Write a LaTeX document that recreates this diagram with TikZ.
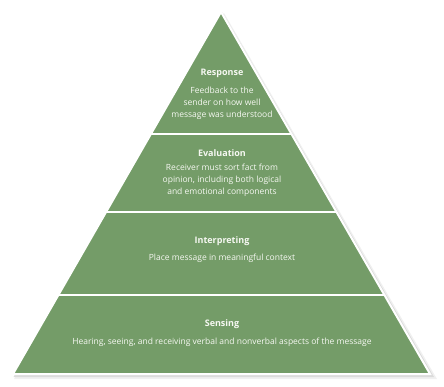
\documentclass[tikz,border=0pt]{standalone}
\usepackage{fontspec}
\setmainfont{Open Sans}
\usetikzlibrary{calc, positioning}

\definecolor{pyrgreen}{RGB}{116,156,104}
\definecolor{pyrtext}{RGB}{246,248,242}

\tikzset{
  title/.style={text=pyrtext, font=\fontsize{9}{11}\selectfont\bfseries},
  body/.style={text=pyrtext, align=center, font=\fontsize{8.5}{12.2}\selectfont}
}

\begin{document}
\begin{tikzpicture}[x=1pt, y=-1pt]
  \useasboundingbox (0,0) rectangle (444,387);
  % shadow
  \fill[black!6] (224,13) -- (437,379) -- (14,379) -- cycle;
  \fill[black!14] (222.5,12.5) -- (434,377) -- (13.5,377) -- cycle;
  % pyramid
  \fill[pyrgreen, draw=white, line width=2] (221,12) -- (430,374) -- (13,374) -- cycle;
  \begin{scope}
    \clip (221,12) -- (430,374) -- (13,374) -- cycle;
    \draw[white, line width=2] (0,134) -- (444,134);
    \draw[white, line width=2] (0,212) -- (444,212);
    \draw[white, line width=2] (0,295) -- (444,295);
  \end{scope}
  % labels
  \node[title] (resp) at (222,73) {Response};
  \node[body] (resptxt) at (222,103) {Feedback to the\\sender on how well\\message was understood};
  \node[title] (eval) at (222,153) {Evaluation};
  \node[body] (evaltxt) at (222,180) {Receiver must sort fact from\\opinion, including both logical\\and emotional components};
  \node[title] (interp) at (222,241) {Interpreting};
  \node[body] (interptxt) at (222,258) {Place message in meaningful context};
  \node[title] (sens) at (222,324) {Sensing};
  \node[body] (senstxt) at (222,342) {Hearing, seeing, and receiving verbal and nonverbal aspects of the message};
\end{tikzpicture}
\end{document}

◆ **INSTRUCTIONS TO FOLLOW**: Leave the pictures out and output the rest of the listing exactly.

◆ **TASK ANSWER**:
Write a LaTeX document that recreates this diagram with TikZ.
\documentclass[tikz,border=0pt]{standalone}
\usepackage{fontspec}
\setmainfont{Open Sans}
\usetikzlibrary{calc, positioning}

\definecolor{pyrgreen}{RGB}{116,156,104}
\definecolor{pyrtext}{RGB}{246,248,242}

\tikzset{
  title/.style={text=pyrtext, font=\fontsize{9}{11}\selectfont\bfseries},
  body/.style={text=pyrtext, align=center, font=\fontsize{8.5}{12.2}\selectfont}
}

\begin{document}
\begin{tikzpicture}[x=1pt, y=-1pt]
  \useasboundingbox (0,0) rectangle (444,387);
  % shadow
  \fill[black!6] (224,13) -- (437,379) -- (14,379) -- cycle;
  \fill[black!14] (222.5,12.5) -- (434,377) -- (13.5,377) -- cycle;
  % pyramid
  \fill[pyrgreen, draw=white, line width=2] (221,12) -- (430,374) -- (13,374) -- cycle;
  \begin{scope}
    \clip (221,12) -- (430,374) -- (13,374) -- cycle;
    \draw[white, line width=2] (0,134) -- (444,134);
    \draw[white, line width=2] (0,212) -- (444,212);
    \draw[white, line width=2] (0,295) -- (444,295);
  \end{scope}
  % labels
  \node[title] (resp) at (222,73) {Response};
  \node[body] (resptxt) at (222,103) {Feedback to the\\sender on how well\\message was understood};
  \node[title] (eval) at (222,153) {Evaluation};
  \node[body] (evaltxt) at (222,180) {Receiver must sort fact from\\opinion, including both logical\\and emotional components};
  \node[title] (interp) at (222,241) {Interpreting};
  \node[body] (interptxt) at (222,258) {Place message in meaningful context};
  \node[title] (sens) at (222,324) {Sensing};
  \node[body] (senstxt) at (222,342) {Hearing, seeing, and receiving verbal and nonverbal aspects of the message};
\end{tikzpicture}
\end{document}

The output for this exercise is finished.